Esther 10
Cambridge Bible for Schools and Colleges
And the king Ahasuerus laid a tribute upon the land, and upon the isles of the sea.
1. laid a tribute] The word rendered ‘tribute’ means everywhere else in Biblical Hebrew a body of forced labourers, or serfdom. We should therefore render here, imposed forced labour. The thought in the author’s mind was that now, Haman having fallen, and Mordecai ruling as vizier in his stead, the favour shewn to the latter, and through him and Esther to the Jewish nation as the people of God, had the result of augmenting the king’s power over the other nations included in his dominions.

The Targum characteristically adds that when Ahasuerus knew who the people and family of Esther were, he declared them free.

the isles of the sea] an expression denoting the coast lands, especially of Phoenicia and the neighbouring country, with adjacent islands.

Chap. Esther 10:1-3. Mordecai’s greatness

The connexion of this short chapter with the rest of the Book is obscure. It may be a fragment of some other work, which, owing to its subject-matter, came to be attached to the preceding narrative. On the other hand it may be nothing more than the closing paragraph or postscript of the Book, having for its object to emphasize the power of Ahasuerus, and so to reflect glory on Mordecai. In that case the thought which inspires the chapter is that Ahasuerus, whose prime minister Mordecai was, could command the service of the continent of Asia, and the coast of the Mediterranean.

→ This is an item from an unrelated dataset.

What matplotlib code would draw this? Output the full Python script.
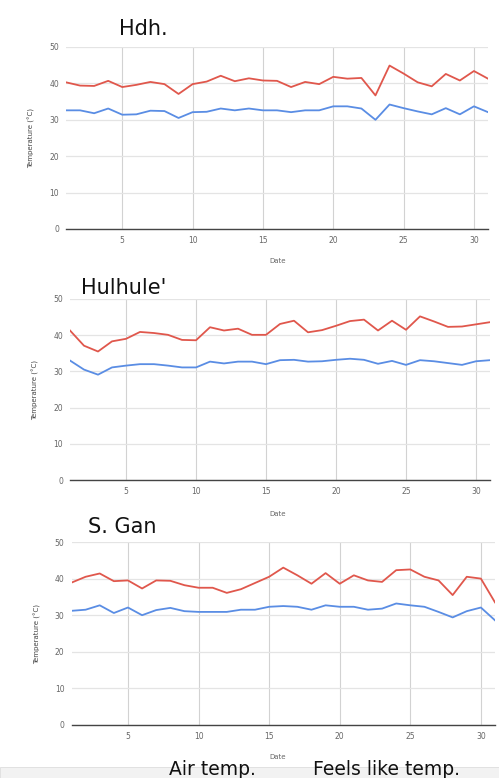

And all the acts of his power and of his might, and the declaration of the greatness of Mordecai, whereunto the king advanced him, are they not written in the book of the chronicles of the kings of Media and Persia?
2. in the book of the chronicles] the official records. See on Esther 2:23. The formula may be imitated from the phraseology in 1 Kings 14:19; 1 Kings 14:29 etc.

3 was next unto king Ahasuerus] i.e. was second only to him in point of rank. The same expression is used of a certain Elkanah’s position with respect to Ahaz, king of Judah (2 Chronicles 28:7), and of priests who were second in rank to the high priest, ‘of the second order,’ in 2 Kings 23:4.

For Mordecai the Jew was next unto king Ahasuerus, and great among the Jews, and accepted of the multitude of his brethren, seeking the wealth of his people, and speaking peace to all his seed.